Mısır’da Büyüyen Güç, Mehmet Ali Paşa
Kanıt 1
Vehhabiler, bağlı oldukları mezhep sayesinde gittikleri yerlere adaleti tesis edeceklerini iddia ederek şeriflerin nüfuzu altındaki bedevi kabilelerini kendi taraflarına çekiyorlardı. 20 Nisan 1801’de sabaha karşı Kerbela’ya batı kapısından giren Vehhabiler önce inançlarına göre büyük bidat olarak gördükleri Meşhed-i Hüseyin’i tahrip ettiler. Mezarların kubbeleriyle, üzerlerindeki tezyinatı bozarak orada bulunan altın, gümüş ve benzeri değerli madenlerden mamul pek çok kıymetli eşyaları yağmaladılar. Mekke kadısı Babıâli’ye, Abdulvehhab’ın taraftarlarının Şam, Uneyze, Bağdat, Basra ve Medine civarındaki Arapları katl ve yağmalamakla tehdit ettiğini ve Mekke’yi istila etmek istediğini bildirerek ortadan kaldırılmasını istiyordu. Babıâli Mısır Valisi Hüsrev Paşa’yı Vehhabi meselesinde hiçbir iş beceremediği gerekçesiyle azletti. Yeni vali görev yerine henüz ulaşamadığı için, Mısır işlerine vekâleten bakan Tahir Paşa duruma tam hâkim olmuşken, eski vali Hüsrev Paşa’ya bağlı kuvvetlerce öldürüldü. Arkasından çıkan kargaşada yeni valinin de hâkim olamaması, o sıralar Tahir Paşa’nın kuvvetlerinin başına geçen ve Mısır’ın kaderini değiştirecek olan Mehmed Ali’nin sivrilmesine sebep olmuştur.

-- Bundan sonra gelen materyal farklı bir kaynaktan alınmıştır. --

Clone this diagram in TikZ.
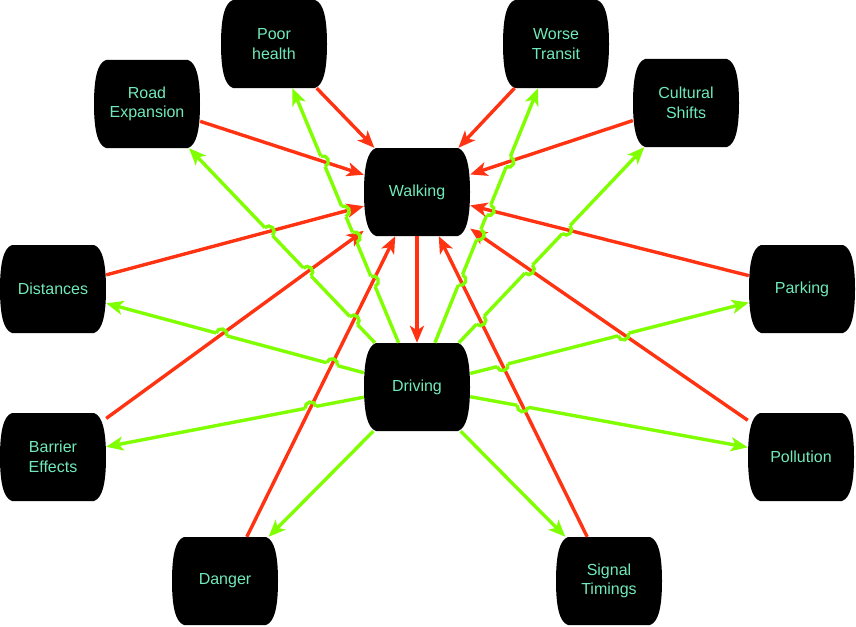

(BOA, HH 3793, 3793 A), Aktaran; Zekeriya Kurşun, 1998, syf. 17-22, 50
Kanıtı Sorgulama
Kanıt 2
İbrahim Paşa’nın babası Mehmet Ali Paşa’ya mektubunda şunları yazmıştı: “20 Ocak itibariyle ordumuz Konya’dan hareket etti. Soğuğun şiddetinden ve nakil vasıtası olarak kullanılan develeri azlığından dolayı, küçük birlikler halinde ilerliyoruz. İstanbul’dan gelen haberlerden yolumuz üzerinde bize karşı koyacak bir kuvvetin mevcut olmadığını anladık. İstanbul’da bile karşılık vermek için hiçbir hazırlıkta bulunulmamaktadır. Bu da onların artık bütün ümitlerini barışta aradıklarının en büyük delildir. Bu barışı temin için Halil Rıfat Paşa’yı sana gönderdiler. Fakat ben şu dar görüşümle anlıyorum ki, uğursuz Sultan Mahmud tahtta durdukça hakiki bir barış temin edilemez. İhtilaflara kati bir son verilemez. Bunu düşünerek bu uğursuz sultanı hal etmeliyiz ve yerine veliahdı tahta çıkarmalıyız.”
Şinasi Altundağ, 1988, syf. 137-142
Kanıt Sorgulama
Etkinlik
Bu derste işlenen konuları göz önüne alarak Mehmet Ali Paşa İsyanı’nın olduğu dönemde yaşayan bir gazeteci olduğunuzu düşününüz. Bir gazeteci olarak Mehmet Ali Paşa İsyanı ve Vehhabilik Meselesini köşenizde nasıl değerlendirirdiniz?